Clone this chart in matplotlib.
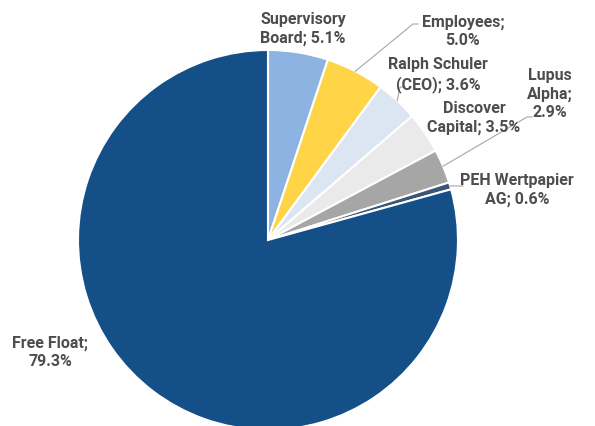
import numpy as np
import matplotlib.pyplot as plt

# shareholder structure
holders = ['Supervisory\nBoard', 'Employees', 'Ralph Schuler\n(CEO)', 'Discover\nCapital',
           'Lupus\nAlpha', 'PEH Wertpapier\nAG', 'Free Float']
shares = [5.1, 5.0, 3.6, 3.5, 2.9, 0.6, 79.3]
label_text = ['Supervisory\nBoard; 5.1%', 'Employees;\n5.0%', 'Ralph Schuler\n(CEO); 3.6%',
              'Discover\nCapital; 3.5%', 'Lupus\nAlpha;\n2.9%', 'PEH Wertpapier\nAG; 0.6%',
              'Free Float;\n79.3%']
colors = ['#8DB3E2', '#FFD447', '#DCE6F2', '#EAEAEA', '#A6A6A6', '#3B5576', '#145087']

plt.rcParams['font.family'] = ['Roboto', 'DejaVu Sans']

fig = plt.figure(figsize=(5.95, 4.27), dpi=100)
ax = fig.add_axes([0, 0, 1, 1])

cx, cy, r = 268, 186, 190
ax.pie(shares, colors=colors, startangle=90, counterclock=False, center=(cx, cy), radius=r,
       wedgeprops=dict(edgecolor='white', linewidth=1.5), frame=True)
ax.set_xlim(0, 595)
ax.set_ylim(0, 427)
ax.set_aspect('equal')
ax.axis('off')

# label centres (pixels from bottom-left) and leader line end points
label_pos = [(303, 398), (463, 396), (438, 352), (474, 309), (550, 333), (517, 237), (50, 75)]
leader_end = [None, (413, 402), (400, 339), None, (527, 309), (458, 240), None]

# mid angle of each wedge
edges = 90 - np.cumsum([0] + shares) * 3.6
mids = (edges[:-1] + edges[1:]) / 2

for i, txt in enumerate(label_text):
    ax.text(label_pos[i][0], label_pos[i][1], txt, ha='center', va='center',
            fontsize=11.5, fontweight='bold', color='#4D4D4D', linespacing=1.25)
    if leader_end[i] is not None:
        a = np.deg2rad(mids[i])
        sx, sy = cx + r * np.cos(a), cy + r * np.sin(a)
        ex, ey = leader_end[i]
        ax.plot([sx, ex, ex + 5], [sy, ey, ey], color='#A6A6A6', lw=0.8)

fig.savefig('out.png', dpi=100)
# # #
[YOUR INSTRUCTIONS] Reproduce the data above word for word from its first line through the line that holds "import matplotlib.pyplot as plt", both ends included; skip pictures.

[EXERCISE SOLUTION]
Clone this chart in matplotlib.
import numpy as np
import matplotlib.pyplot as plt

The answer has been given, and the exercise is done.